RAW DATA:
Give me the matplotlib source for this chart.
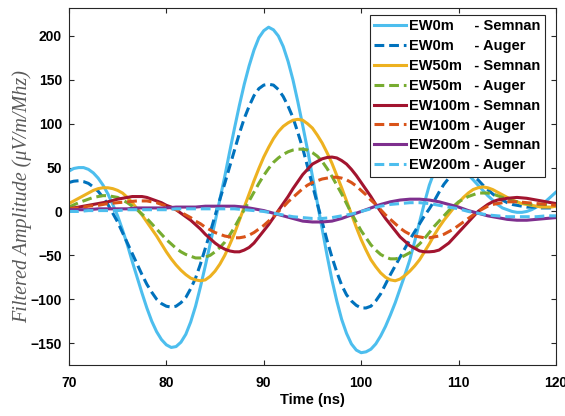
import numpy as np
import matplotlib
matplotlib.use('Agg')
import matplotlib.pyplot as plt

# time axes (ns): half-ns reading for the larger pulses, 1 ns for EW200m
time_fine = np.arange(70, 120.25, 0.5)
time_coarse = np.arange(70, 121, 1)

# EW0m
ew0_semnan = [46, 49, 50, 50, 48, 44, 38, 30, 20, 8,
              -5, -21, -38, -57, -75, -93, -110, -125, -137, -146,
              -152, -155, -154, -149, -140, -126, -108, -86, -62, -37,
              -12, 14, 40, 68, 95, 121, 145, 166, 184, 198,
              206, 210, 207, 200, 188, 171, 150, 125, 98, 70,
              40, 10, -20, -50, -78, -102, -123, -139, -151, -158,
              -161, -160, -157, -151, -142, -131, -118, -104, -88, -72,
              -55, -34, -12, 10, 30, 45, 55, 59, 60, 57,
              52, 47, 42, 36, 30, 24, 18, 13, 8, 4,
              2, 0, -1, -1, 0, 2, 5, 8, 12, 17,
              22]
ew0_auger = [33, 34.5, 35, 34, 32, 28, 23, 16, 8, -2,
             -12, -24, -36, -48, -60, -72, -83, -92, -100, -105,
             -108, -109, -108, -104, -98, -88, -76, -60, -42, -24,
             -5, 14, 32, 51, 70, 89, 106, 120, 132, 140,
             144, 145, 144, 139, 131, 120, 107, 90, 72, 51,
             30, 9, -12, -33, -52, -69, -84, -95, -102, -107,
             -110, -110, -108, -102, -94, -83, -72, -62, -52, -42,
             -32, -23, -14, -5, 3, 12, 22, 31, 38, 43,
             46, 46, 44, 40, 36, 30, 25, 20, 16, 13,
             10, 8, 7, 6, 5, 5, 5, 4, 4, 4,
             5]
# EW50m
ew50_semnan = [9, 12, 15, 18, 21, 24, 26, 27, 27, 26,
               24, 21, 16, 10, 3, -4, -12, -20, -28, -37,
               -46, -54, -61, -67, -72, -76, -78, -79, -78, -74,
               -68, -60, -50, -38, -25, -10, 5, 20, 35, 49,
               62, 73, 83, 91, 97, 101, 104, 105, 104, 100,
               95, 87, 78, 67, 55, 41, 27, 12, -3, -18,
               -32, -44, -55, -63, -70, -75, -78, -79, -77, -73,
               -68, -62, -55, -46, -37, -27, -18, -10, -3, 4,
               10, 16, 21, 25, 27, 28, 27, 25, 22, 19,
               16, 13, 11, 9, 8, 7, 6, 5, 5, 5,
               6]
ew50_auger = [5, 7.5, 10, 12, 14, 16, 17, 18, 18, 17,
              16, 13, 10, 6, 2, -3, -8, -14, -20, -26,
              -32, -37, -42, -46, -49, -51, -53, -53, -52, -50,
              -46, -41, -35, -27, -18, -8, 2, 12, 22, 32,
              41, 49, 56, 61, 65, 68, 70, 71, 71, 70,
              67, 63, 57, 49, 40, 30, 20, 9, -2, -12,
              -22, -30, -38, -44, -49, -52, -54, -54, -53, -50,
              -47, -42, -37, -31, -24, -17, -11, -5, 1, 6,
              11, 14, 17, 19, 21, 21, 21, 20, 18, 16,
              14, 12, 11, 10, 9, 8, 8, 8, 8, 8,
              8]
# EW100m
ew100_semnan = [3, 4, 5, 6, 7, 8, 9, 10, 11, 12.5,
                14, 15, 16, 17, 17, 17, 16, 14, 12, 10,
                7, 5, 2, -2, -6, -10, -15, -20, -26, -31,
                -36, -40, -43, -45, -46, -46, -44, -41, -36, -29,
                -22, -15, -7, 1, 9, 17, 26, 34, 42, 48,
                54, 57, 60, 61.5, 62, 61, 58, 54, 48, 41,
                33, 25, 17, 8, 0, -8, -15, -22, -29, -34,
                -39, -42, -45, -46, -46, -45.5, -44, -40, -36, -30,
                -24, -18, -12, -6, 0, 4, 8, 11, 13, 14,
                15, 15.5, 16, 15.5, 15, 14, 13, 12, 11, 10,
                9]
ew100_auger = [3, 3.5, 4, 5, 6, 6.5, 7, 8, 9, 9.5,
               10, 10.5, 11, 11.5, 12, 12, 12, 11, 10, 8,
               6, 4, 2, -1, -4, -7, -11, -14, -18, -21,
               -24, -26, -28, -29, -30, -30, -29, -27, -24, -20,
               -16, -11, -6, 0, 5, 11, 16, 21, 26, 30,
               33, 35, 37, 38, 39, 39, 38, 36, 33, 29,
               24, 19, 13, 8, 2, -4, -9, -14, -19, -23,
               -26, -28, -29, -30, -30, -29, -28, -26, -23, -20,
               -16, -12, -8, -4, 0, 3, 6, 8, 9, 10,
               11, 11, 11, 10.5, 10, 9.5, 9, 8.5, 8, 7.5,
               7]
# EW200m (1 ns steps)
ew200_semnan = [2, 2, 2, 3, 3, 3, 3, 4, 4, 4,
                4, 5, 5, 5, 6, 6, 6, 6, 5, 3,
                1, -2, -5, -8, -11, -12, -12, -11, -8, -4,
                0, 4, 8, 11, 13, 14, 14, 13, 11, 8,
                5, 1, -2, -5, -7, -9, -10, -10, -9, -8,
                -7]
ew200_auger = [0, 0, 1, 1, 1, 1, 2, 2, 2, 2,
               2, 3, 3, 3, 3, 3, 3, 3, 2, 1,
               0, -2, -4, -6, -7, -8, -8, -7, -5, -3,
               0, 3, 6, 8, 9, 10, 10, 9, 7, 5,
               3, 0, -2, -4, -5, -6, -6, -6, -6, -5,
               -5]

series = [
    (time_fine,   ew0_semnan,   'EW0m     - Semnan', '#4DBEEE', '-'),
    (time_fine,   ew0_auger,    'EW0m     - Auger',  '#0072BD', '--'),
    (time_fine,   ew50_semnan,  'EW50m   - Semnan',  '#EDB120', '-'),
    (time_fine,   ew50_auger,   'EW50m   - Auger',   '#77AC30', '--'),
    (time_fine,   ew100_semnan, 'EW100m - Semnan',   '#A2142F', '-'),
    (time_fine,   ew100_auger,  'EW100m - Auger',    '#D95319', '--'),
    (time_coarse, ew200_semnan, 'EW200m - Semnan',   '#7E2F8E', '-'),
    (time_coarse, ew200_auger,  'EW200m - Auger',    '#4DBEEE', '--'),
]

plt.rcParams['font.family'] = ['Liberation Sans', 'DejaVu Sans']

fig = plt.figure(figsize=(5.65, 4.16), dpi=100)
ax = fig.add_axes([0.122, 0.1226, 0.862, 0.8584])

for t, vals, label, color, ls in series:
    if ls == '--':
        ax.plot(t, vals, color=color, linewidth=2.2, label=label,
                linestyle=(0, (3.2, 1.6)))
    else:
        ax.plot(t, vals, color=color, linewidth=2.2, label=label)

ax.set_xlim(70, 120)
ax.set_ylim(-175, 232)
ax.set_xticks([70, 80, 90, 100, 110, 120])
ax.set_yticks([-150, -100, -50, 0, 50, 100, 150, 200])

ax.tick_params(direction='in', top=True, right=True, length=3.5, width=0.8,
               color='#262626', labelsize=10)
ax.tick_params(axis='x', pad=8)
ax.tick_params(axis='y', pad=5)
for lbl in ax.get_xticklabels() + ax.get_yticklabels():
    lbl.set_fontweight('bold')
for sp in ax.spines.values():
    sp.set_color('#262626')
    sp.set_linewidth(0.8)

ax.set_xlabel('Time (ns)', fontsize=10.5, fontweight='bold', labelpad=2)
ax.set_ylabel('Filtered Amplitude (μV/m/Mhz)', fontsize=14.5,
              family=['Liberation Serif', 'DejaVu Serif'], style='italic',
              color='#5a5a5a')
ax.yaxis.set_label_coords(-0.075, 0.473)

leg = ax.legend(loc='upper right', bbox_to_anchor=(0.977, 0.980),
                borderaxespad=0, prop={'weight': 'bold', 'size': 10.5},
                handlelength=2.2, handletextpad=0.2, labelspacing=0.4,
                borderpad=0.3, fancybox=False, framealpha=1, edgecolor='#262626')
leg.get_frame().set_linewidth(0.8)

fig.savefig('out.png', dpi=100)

TASK PROMPT: Skip the pictures and restate exactly the lines from the beginning of the listing to the line with "import matplotlib.pyplot as plt", that line included.

ANSWER TO THIS TASK:
Give me the matplotlib source for this chart.
import numpy as np
import matplotlib
matplotlib.use('Agg')
import matplotlib.pyplot as plt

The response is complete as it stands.